Die Streichung des Wörtchens «besonders» sei völlig richtig, meint Glasl. Und glasklar daher das Ergebnis seiner korrigierenden Einordnung: «Die geplante Gesetzesänderung ist geboten und angemessen. Die Zensur bleibt verboten, und nichts wird zu Makulatur.» Auch dann, wenn ein geplanter Beitrag schon superprovisorisch vor Erscheinen (und ohne Anhörung des Medienunternehmens!) verboten werden könne, wofür schon ein schwerer und nicht erst ein «besonders schwerer» Schaden ausreichen soll.
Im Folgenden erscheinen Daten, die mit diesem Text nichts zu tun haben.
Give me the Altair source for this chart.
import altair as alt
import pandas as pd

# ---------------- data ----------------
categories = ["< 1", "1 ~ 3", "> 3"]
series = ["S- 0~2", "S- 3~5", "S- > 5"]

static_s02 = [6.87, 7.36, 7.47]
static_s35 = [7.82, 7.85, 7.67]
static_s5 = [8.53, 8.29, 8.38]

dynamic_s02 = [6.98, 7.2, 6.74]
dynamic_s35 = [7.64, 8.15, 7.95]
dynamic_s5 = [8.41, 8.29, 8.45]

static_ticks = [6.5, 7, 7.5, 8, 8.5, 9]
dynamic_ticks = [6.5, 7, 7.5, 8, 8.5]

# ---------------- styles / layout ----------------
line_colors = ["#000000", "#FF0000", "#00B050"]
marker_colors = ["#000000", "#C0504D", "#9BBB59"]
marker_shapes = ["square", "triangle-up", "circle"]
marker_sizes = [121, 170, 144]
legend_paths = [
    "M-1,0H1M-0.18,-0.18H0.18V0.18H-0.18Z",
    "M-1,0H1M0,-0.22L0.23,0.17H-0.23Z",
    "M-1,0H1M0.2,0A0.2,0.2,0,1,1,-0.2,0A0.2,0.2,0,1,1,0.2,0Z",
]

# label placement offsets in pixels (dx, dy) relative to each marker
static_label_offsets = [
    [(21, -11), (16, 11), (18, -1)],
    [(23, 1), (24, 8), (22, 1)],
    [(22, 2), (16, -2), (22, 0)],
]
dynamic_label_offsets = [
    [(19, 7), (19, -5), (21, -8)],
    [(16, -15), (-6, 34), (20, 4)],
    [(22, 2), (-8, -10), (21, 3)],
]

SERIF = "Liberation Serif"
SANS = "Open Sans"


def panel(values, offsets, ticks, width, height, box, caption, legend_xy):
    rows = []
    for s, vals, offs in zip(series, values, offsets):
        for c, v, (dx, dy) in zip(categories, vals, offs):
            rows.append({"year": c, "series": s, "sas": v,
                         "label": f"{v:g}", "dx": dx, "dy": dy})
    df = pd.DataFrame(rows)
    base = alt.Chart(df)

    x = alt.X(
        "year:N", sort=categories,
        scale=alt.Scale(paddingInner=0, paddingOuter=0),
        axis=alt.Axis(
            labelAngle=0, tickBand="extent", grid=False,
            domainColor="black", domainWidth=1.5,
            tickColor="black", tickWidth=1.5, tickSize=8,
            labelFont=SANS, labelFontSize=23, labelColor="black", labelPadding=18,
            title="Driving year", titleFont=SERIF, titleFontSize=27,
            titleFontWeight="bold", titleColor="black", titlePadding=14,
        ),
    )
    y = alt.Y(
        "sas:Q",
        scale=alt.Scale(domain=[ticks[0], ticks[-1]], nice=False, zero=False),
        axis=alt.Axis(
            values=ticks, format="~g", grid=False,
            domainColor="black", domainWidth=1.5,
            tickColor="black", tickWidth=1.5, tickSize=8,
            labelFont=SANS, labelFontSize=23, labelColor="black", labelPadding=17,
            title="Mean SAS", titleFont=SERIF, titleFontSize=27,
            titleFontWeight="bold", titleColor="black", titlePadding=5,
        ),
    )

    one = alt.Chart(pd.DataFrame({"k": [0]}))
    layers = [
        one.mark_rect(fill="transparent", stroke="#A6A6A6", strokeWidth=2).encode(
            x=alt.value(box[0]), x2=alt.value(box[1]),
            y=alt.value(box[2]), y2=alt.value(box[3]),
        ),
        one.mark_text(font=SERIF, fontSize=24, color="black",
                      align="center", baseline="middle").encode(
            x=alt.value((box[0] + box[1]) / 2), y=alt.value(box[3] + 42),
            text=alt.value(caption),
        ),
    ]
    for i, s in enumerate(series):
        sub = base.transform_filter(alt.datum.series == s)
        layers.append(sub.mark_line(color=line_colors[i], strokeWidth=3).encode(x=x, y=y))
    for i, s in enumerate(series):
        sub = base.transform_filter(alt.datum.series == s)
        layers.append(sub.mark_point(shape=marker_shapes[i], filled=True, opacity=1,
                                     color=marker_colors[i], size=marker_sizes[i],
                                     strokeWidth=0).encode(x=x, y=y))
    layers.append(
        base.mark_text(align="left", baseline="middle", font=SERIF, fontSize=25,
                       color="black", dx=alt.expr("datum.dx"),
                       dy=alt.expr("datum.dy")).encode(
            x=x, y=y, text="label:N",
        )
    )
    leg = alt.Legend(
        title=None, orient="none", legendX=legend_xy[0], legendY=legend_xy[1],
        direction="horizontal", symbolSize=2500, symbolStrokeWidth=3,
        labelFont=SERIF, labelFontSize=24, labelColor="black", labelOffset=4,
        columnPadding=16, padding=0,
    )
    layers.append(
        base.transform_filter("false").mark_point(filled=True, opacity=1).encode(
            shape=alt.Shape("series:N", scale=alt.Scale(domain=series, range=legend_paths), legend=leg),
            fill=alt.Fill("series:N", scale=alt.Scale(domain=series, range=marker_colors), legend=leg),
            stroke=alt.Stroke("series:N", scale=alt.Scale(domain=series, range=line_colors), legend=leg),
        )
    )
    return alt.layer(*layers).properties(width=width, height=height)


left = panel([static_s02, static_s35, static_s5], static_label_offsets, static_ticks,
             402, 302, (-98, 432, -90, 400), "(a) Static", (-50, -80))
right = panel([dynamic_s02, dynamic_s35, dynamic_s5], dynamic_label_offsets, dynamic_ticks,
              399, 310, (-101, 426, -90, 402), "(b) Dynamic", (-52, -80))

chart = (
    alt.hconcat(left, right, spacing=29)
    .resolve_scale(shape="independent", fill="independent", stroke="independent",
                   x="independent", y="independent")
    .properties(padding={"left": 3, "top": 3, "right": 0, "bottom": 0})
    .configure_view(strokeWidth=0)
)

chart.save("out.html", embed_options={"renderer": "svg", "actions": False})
Bevor wir aufatmen, welcher Einordnungsprozess geht denn dem voraus? «Wer behauptet, eine «superprovisorische Massnahme gegen periodisch erscheinende Medien» sei ein Akt der Zensur, vergisst, «dass die Medien eine Verantwortung für die Einhaltung des Rechts haben». Was nirgendwo steht und ausser Glasl vermutlich auch nur andere Medienopferanwälte behaupten.
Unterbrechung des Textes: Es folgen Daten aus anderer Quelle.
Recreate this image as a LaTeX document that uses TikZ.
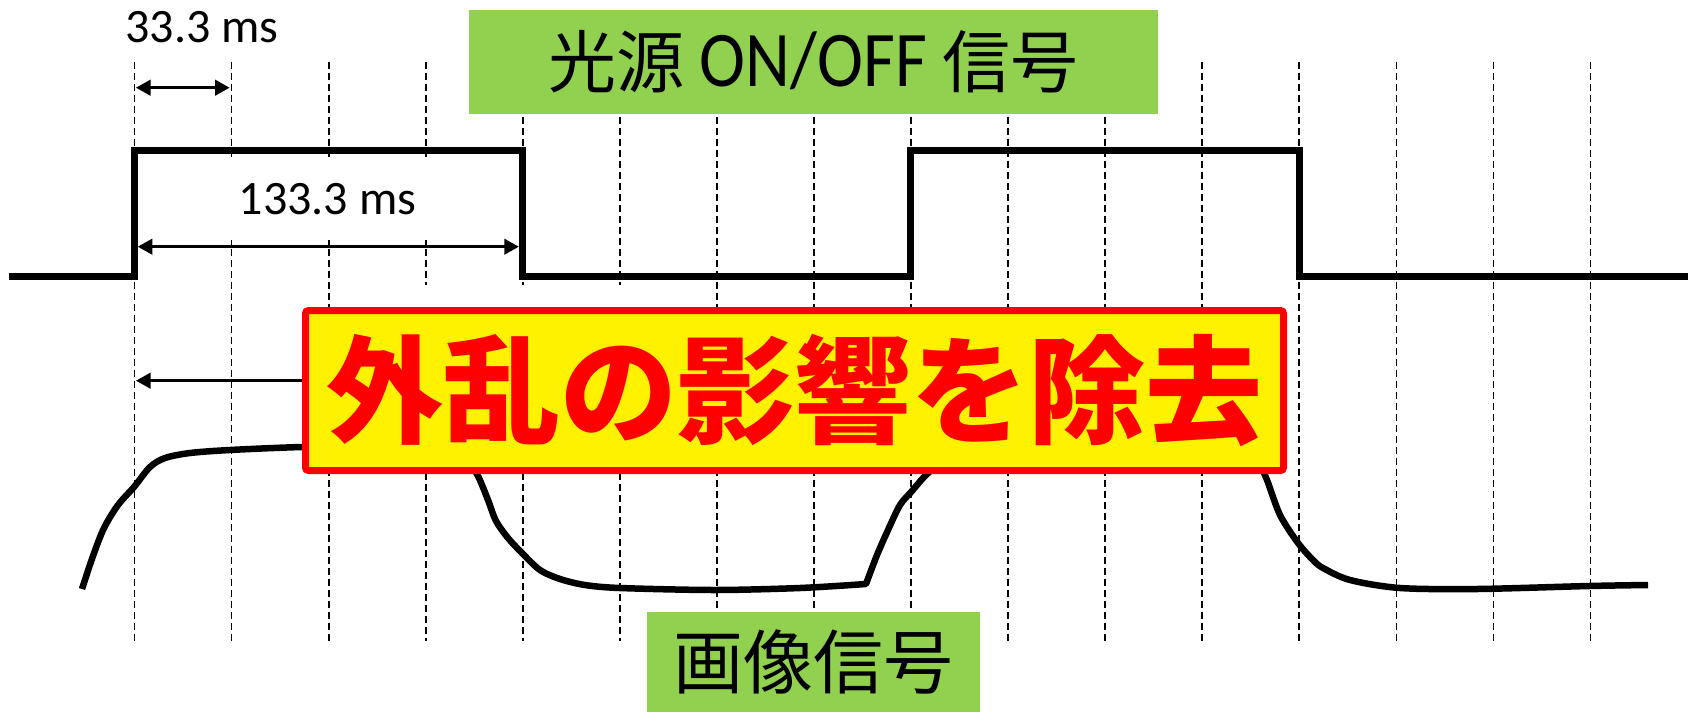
\documentclass[tikz,border=0pt]{standalone}
\usepackage{fontspec}
\setmainfont{Carlito}
\newfontfamily\cjk{Noto Sans CJK JP}
\usetikzlibrary{arrows.meta}
\definecolor{offgreen}{HTML}{92D050}
\pgfdeclarelayer{bg}
\pgfsetlayers{bg,main}
\tikzset{
  gridline/.style={dash pattern=on 7pt off 4pt, line width=1.8pt},
  pulseline/.style={line width=7pt, line join=miter},
  imgsig/.style={line width=6.5pt, line join=round},
  tip/.tip={Triangle[length=14.5pt,width=15.5pt]},
  dimarrow/.style={line width=2.5pt, tip-tip},
  onearrow/.style={line width=2.5pt, -tip},
  lbl/.style={inner sep=0pt, font=\fontsize{48}{56}\selectfont},
  greenbox/.style={fill=offgreen, inner sep=0pt},
}
\begin{document}
\begin{tikzpicture}[x=1pt,y=-1pt]
\useasboundingbox (0,0) rectangle (1696,712);

% boxes (main layer)
\node[draw=red, fill=yellow, line width=7pt, rounded corners=3pt,
      minimum width=978pt, minimum height=160pt, inner sep=0pt, text=red,
      font=\cjk\bfseries\fontsize{117}{120}\selectfont] (yb) at (794.5,390.5) {外乱の影響を除去};
\node[greenbox, minimum width=689pt, minimum height=104pt,
      font=\fontsize{68}{70}\selectfont] (gtop) at (813.5,62)
      {{\cjk 光源} \raisebox{1pt}{\scalebox{1.02}[1.16]{ON/OFF}} {\cjk 信号}};
\node[greenbox, minimum width=333pt, minimum height=100pt,
      font=\cjk\fontsize{70}{72}\selectfont] (gbot) at (813.3,662) {画像信号};

\begin{pgfonlayer}{bg}
% dashed time grid
\foreach \i in {0,1,2,6,7,8,9,10,11,12,13,14,15}{
  \pgfmathsetmacro{\xx}{134.5+97.07*\i}
  \draw[gridline] (\xx,61.7) -- (\xx,640.7);
}
\foreach \i in {3,4,5}{
  \pgfmathsetmacro{\xx}{134.5+97.07*\i}
  \draw[gridline] (\xx,61.7) -- (\xx,285);
  \draw[gridline] (\xx,473) -- (\xx,640.7);
}

% labels
\node[lbl] (t33) at (202,27.5) {33.3 ms};
\node[lbl, fill=white, minimum width=375pt, minimum height=81pt] (t133) at (327.5,199.5) {133.3 ms};

% light source ON/OFF pulse
\draw[pulseline] (8.7,276) -- (134.7,276) -- (134.7,150.5) -- (522.4,150.5) -- (522.4,276)
  -- (910.2,276) -- (910.2,150.5) -- (1299,150.5) -- (1299,276) -- (1688,276);

% dimension arrows
\coordinate (d1a) at (136,87.7);
\coordinate (d1b) at (229.6,87.7);
\draw[dimarrow] (d1a) -- (d1b);
\coordinate (d2a) at (137.8,246.7);
\coordinate (d2b) at (518.8,246.7);
\draw[dimarrow] (d2a) -- (d2b);
\coordinate (a3) at (136,380.7);
\draw[onearrow] (yb.west |- a3) -- (a3);

% image signal
\draw[imgsig] plot[smooth, tension=0.5] coordinates {
  (82,589) (93,556) (104,528) (118,505) (134,487) (150,467) (165,458)
  (190,453) (230,450) (302,447) (380,446) (435,447) (455,452) (468,462) (478,476)
  (488,500) (496,521) (508,538) (522,553) (540,570) (560,579) (585,585) (620,588)
  (714,590) (800,588) (866,584)}
  -- plot[smooth, tension=0.5] coordinates {
  (866,584) (877,555) (888,530) (900,505) (912,491) (926,475) (945,460) (970,452)
  (1010,448) (1100,446) (1200,446) (1235,448) (1250,455) (1260,466) (1267,480)
  (1280,515) (1298,543) (1313,560) (1323,568) (1350,580) (1400,588)
  (1477,589) (1589,586) (1648,585)};
\end{pgfonlayer}
\end{tikzpicture}
\end{document}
Drohende weitere Rechtsverletzungen werden erwähnt

Mehr noch: Die Medien seien durch die nur auf sie gemünzte Verwendung des Wortes «besonders schwer» privilegiert – in anderen Zusammenhängen genügen für vorsorgliche Massnahmen «bereits die Annahme eines schweren Nachteils». Bloss geht es in «anderen Zusammenhängen» nicht um Grundrechte wie Meinungs- und Medienfreiheit, und zu deren Schutz war das «besonders» denn auch mit Bedacht 1985 zum Gesetz gemacht.
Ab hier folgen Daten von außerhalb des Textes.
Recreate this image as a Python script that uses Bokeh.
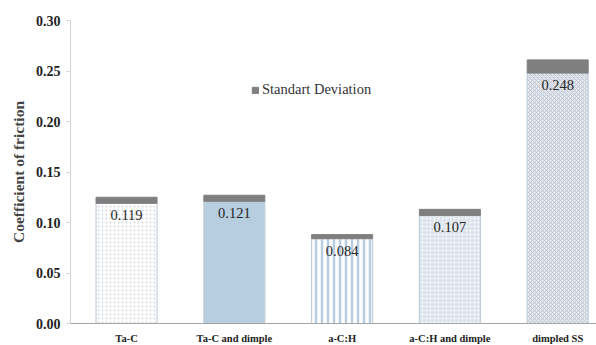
from bokeh.plotting import figure
from bokeh.models import (ColumnDataSource, Legend, LegendItem, Range1d,
                          FixedTicker, CustomJSTickFormatter)
from bokeh.embed import file_html
from bokeh.resources import INLINE

# Coefficient of friction per surface, with standard deviation
categories = ["Ta-C", "Ta-C and dimple", "a-C:H", "a-C:H and dimple", "dimpled SS"]
cof = [0.119, 0.121, 0.084, 0.107, 0.248]
std_dev = [0.006, 0.006, 0.004, 0.006, 0.013]
y_ticks = [0.00, 0.05, 0.10, 0.15, 0.20, 0.25, 0.30]

SERIF = "Times New Roman, Liberation Serif, serif"

fills = ["#ffffff", "#b7cde0", "#ffffff", "#dde4ec", "#e4e8ee"]
hatches = ["dot", " ", "vertical_line", "dot", "diagonal_cross"]
hatch_colors = ["#d3d7dd", "#b7cde0", "#b9cde0", "#ffffff", "#b6c0cd"]
hatch_scales = [4, 4, 6, 4, 4]
hatch_weights = [1.0, 1.0, 2.5, 1.2, 0.8]

# category slots sit at 0.5, 1.5, ... on a numeric axis
xpos = [i + 0.5 for i in range(len(categories))]

src = ColumnDataSource(dict(
    x=xpos, top=cof,
    sd_top=[c + s for c, s in zip(cof, std_dev)],
    label=[f"{c:.3f}" for c in cof],
    fill=fills, hatch=hatches, hcol=hatch_colors, hscale=hatch_scales, hw=hatch_weights,
))

p = figure(
    frame_width=526, frame_height=303,
    x_range=Range1d(-0.02, 4.86),
    y_range=Range1d(0, 0.30),
    output_backend="svg", toolbar_location=None,
    min_border_left=70, min_border_right=0, min_border_top=20, min_border_bottom=20,
)
p.outline_line_color = None
p.xgrid.visible = False
p.ygrid.visible = False

p.vbar(x="x", top="top", width=0.566, source=src,
       fill_color="fill", line_color="#c3cfdc", line_width=1.2,
       hatch_pattern="hatch", hatch_color="hcol", hatch_scale="hscale", hatch_weight="hw")

sd_r = p.vbar(x="x", bottom="top", top="sd_top", width=0.566, source=src,
              fill_color="#7f7f7f", line_color="#7f7f7f")

p.text(x="x", y="top", text="label", source=src, text_align="center",
       text_baseline="top", y_offset=7, text_font_size="14.5px",
       text_font={"value": SERIF}, text_color="#262626")

legend = Legend(items=[LegendItem(label="Standart Deviation", renderers=[sd_r])],
                location=(181, 225), orientation="horizontal",
                background_fill_alpha=0, border_line_color=None,
                label_text_font=SERIF, label_text_font_size="14.5px",
                label_text_color="#333333", glyph_width=8, glyph_height=8,
                label_standoff=3, padding=0, margin=0)
p.add_layout(legend)

p.yaxis.ticker = FixedTicker(ticks=y_ticks)
p.yaxis.formatter = CustomJSTickFormatter(code="return tick.toFixed(2);")
p.yaxis.axis_label = "Coefficient of friction"
p.yaxis.axis_label_text_font = SERIF
p.yaxis.axis_label_text_font_style = "bold"
p.yaxis.axis_label_text_font_size = "15.5px"
p.yaxis.axis_label_standoff = 6
p.yaxis.major_label_text_font = SERIF
p.yaxis.major_label_text_font_style = "bold"
p.yaxis.major_label_text_font_size = "14px"
p.yaxis.major_label_text_color = "#222222"
p.yaxis.axis_line_color = "#d4d4d4"
p.yaxis.major_tick_line_color = "#d4d4d4"
p.yaxis.major_tick_in = 0
p.yaxis.major_tick_out = 4
p.yaxis.minor_tick_line_color = None
p.yaxis.major_label_standoff = 6

p.xaxis.ticker = FixedTicker(ticks=xpos)
p.xaxis.major_label_overrides = {x: c for x, c in zip(xpos, categories)}
p.xaxis.axis_line_color = "#a6a6a6"
p.xaxis.major_tick_line_color = None
p.xaxis.minor_tick_line_color = None
p.xaxis.major_label_text_font = SERIF
p.xaxis.major_label_text_font_style = "bold"
p.xaxis.major_label_text_font_size = "10.5px"
p.xaxis.major_label_text_color = "#222222"
p.xaxis.major_label_standoff = 3

open("out.html", "w").write(file_html(p, INLINE))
Dass ausserdem die «drohende Rechtsverletzung» auch noch zu «bestehender oder drohender Rechtsverletzung» erweitert werden soll, erwähnt Glasl zwar. Welche Auswirkungen diese doppelte Änderung aber haben würde, lässt er lieber unter den Tisch fallen. Wie viel einfacher wird doch die Abwägung von Persönlichkeitsrechten und des Informationsauftrags der Medien sein, wenn sie kein Sonderfall mehr sind, weil das «besonders» nicht mehr stört. Was sehr wohl auch eine Bremse gegen die Superprovisiorien ist: Denn wer am Artikel 266 etwas ändert, erweitert damit auch den Anwendungsbereich des Artikels 265, was Glasl zu verschleiern sucht.

Weshalb wir den Positionsbezug von Glasl etwas einordnen wollen. Als Vertreter von «Medienopfern» zieht er für vorzugsweise gut betuchte Mandanten in die Schlacht. Und was vereinfacht seine entsagungsvolle Schwerstarbeit mehr als die völlig neutral und objektiv von ihm befürwortete Streichung eines hinderlichen Wortes?